REQUIREMENT
Without the images, write out the whole listing exactly.

- - - -

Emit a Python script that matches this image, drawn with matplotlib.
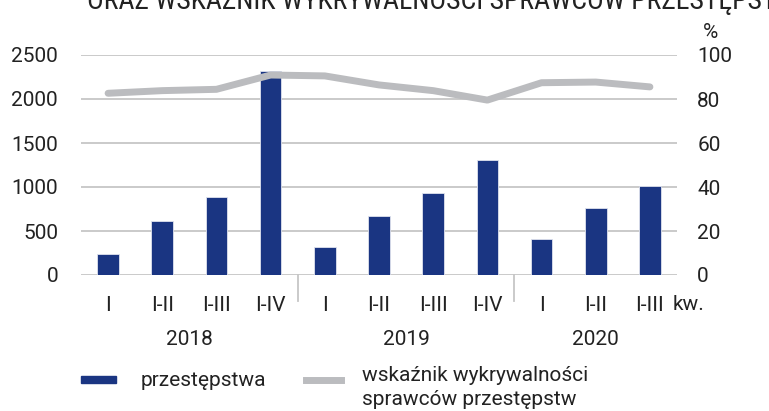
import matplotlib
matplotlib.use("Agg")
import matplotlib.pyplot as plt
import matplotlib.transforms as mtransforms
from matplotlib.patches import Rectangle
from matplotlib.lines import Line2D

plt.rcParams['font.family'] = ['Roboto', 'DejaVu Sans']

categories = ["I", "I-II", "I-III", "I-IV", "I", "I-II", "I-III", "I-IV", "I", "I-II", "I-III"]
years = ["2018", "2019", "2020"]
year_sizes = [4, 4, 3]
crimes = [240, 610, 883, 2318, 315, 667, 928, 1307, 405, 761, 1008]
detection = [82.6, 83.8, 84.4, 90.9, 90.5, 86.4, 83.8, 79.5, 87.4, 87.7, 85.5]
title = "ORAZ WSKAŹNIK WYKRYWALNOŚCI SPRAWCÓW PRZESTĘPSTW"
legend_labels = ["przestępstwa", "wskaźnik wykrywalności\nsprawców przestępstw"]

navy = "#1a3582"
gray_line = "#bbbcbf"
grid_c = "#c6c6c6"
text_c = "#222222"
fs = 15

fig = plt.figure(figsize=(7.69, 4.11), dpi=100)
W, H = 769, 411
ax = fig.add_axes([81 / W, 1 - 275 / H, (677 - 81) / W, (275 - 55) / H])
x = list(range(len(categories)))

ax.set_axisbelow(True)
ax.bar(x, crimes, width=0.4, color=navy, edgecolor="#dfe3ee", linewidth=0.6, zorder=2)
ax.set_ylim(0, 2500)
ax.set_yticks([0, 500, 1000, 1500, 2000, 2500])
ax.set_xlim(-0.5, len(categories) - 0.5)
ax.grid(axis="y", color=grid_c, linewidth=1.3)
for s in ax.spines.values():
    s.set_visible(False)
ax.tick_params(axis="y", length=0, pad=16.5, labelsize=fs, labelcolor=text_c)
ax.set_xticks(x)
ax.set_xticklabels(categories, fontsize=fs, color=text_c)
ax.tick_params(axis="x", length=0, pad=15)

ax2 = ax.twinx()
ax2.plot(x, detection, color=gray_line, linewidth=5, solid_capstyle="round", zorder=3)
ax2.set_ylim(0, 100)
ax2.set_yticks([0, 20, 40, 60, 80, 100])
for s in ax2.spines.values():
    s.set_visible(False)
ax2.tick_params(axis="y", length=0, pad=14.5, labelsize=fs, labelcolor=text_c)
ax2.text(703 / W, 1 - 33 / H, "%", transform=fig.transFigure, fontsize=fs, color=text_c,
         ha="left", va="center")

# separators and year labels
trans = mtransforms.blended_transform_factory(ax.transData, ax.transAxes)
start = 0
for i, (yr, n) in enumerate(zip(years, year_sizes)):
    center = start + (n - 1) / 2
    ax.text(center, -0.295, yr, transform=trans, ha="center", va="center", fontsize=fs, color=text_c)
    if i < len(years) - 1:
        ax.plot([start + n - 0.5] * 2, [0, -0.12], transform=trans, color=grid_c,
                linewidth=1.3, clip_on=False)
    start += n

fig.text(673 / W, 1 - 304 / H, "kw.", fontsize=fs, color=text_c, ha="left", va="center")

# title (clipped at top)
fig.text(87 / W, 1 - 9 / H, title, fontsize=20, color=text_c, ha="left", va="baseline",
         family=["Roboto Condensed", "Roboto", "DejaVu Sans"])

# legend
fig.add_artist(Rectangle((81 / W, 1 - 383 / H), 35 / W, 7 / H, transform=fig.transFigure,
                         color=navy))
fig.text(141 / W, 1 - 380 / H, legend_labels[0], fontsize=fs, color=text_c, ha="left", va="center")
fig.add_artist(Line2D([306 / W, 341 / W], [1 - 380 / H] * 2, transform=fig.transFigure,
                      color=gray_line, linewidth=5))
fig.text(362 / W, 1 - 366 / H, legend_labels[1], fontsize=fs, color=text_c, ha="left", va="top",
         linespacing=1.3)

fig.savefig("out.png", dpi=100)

- - - -

EXERCISE RESULT
Emit a Python script that matches this image, drawn with matplotlib.
import matplotlib
matplotlib.use("Agg")
import matplotlib.pyplot as plt
import matplotlib.transforms as mtransforms
from matplotlib.patches import Rectangle
from matplotlib.lines import Line2D

plt.rcParams['font.family'] = ['Roboto', 'DejaVu Sans']

categories = ["I", "I-II", "I-III", "I-IV", "I", "I-II", "I-III", "I-IV", "I", "I-II", "I-III"]
years = ["2018", "2019", "2020"]
year_sizes = [4, 4, 3]
crimes = [240, 610, 883, 2318, 315, 667, 928, 1307, 405, 761, 1008]
detection = [82.6, 83.8, 84.4, 90.9, 90.5, 86.4, 83.8, 79.5, 87.4, 87.7, 85.5]
title = "ORAZ WSKAŹNIK WYKRYWALNOŚCI SPRAWCÓW PRZESTĘPSTW"
legend_labels = ["przestępstwa", "wskaźnik wykrywalności\nsprawców przestępstw"]

navy = "#1a3582"
gray_line = "#bbbcbf"
grid_c = "#c6c6c6"
text_c = "#222222"
fs = 15

fig = plt.figure(figsize=(7.69, 4.11), dpi=100)
W, H = 769, 411
ax = fig.add_axes([81 / W, 1 - 275 / H, (677 - 81) / W, (275 - 55) / H])
x = list(range(len(categories)))

ax.set_axisbelow(True)
ax.bar(x, crimes, width=0.4, color=navy, edgecolor="#dfe3ee", linewidth=0.6, zorder=2)
ax.set_ylim(0, 2500)
ax.set_yticks([0, 500, 1000, 1500, 2000, 2500])
ax.set_xlim(-0.5, len(categories) - 0.5)
ax.grid(axis="y", color=grid_c, linewidth=1.3)
for s in ax.spines.values():
    s.set_visible(False)
ax.tick_params(axis="y", length=0, pad=16.5, labelsize=fs, labelcolor=text_c)
ax.set_xticks(x)
ax.set_xticklabels(categories, fontsize=fs, color=text_c)
ax.tick_params(axis="x", length=0, pad=15)

ax2 = ax.twinx()
ax2.plot(x, detection, color=gray_line, linewidth=5, solid_capstyle="round", zorder=3)
ax2.set_ylim(0, 100)
ax2.set_yticks([0, 20, 40, 60, 80, 100])
for s in ax2.spines.values():
    s.set_visible(False)
ax2.tick_params(axis="y", length=0, pad=14.5, labelsize=fs, labelcolor=text_c)
ax2.text(703 / W, 1 - 33 / H, "%", transform=fig.transFigure, fontsize=fs, color=text_c,
         ha="left", va="center")

# separators and year labels
trans = mtransforms.blended_transform_factory(ax.transData, ax.transAxes)
start = 0
for i, (yr, n) in enumerate(zip(years, year_sizes)):
    center = start + (n - 1) / 2
    ax.text(center, -0.295, yr, transform=trans, ha="center", va="center", fontsize=fs, color=text_c)
    if i < len(years) - 1:
        ax.plot([start + n - 0.5] * 2, [0, -0.12], transform=trans, color=grid_c,
                linewidth=1.3, clip_on=False)
    start += n

fig.text(673 / W, 1 - 304 / H, "kw.", fontsize=fs, color=text_c, ha="left", va="center")

# title (clipped at top)
fig.text(87 / W, 1 - 9 / H, title, fontsize=20, color=text_c, ha="left", va="baseline",
         family=["Roboto Condensed", "Roboto", "DejaVu Sans"])

# legend
fig.add_artist(Rectangle((81 / W, 1 - 383 / H), 35 / W, 7 / H, transform=fig.transFigure,
                         color=navy))
fig.text(141 / W, 1 - 380 / H, legend_labels[0], fontsize=fs, color=text_c, ha="left", va="center")
fig.add_artist(Line2D([306 / W, 341 / W], [1 - 380 / H] * 2, transform=fig.transFigure,
                      color=gray_line, linewidth=5))
fig.text(362 / W, 1 - 366 / H, legend_labels[1], fontsize=fs, color=text_c, ha="left", va="top",
         linespacing=1.3)

fig.savefig("out.png", dpi=100)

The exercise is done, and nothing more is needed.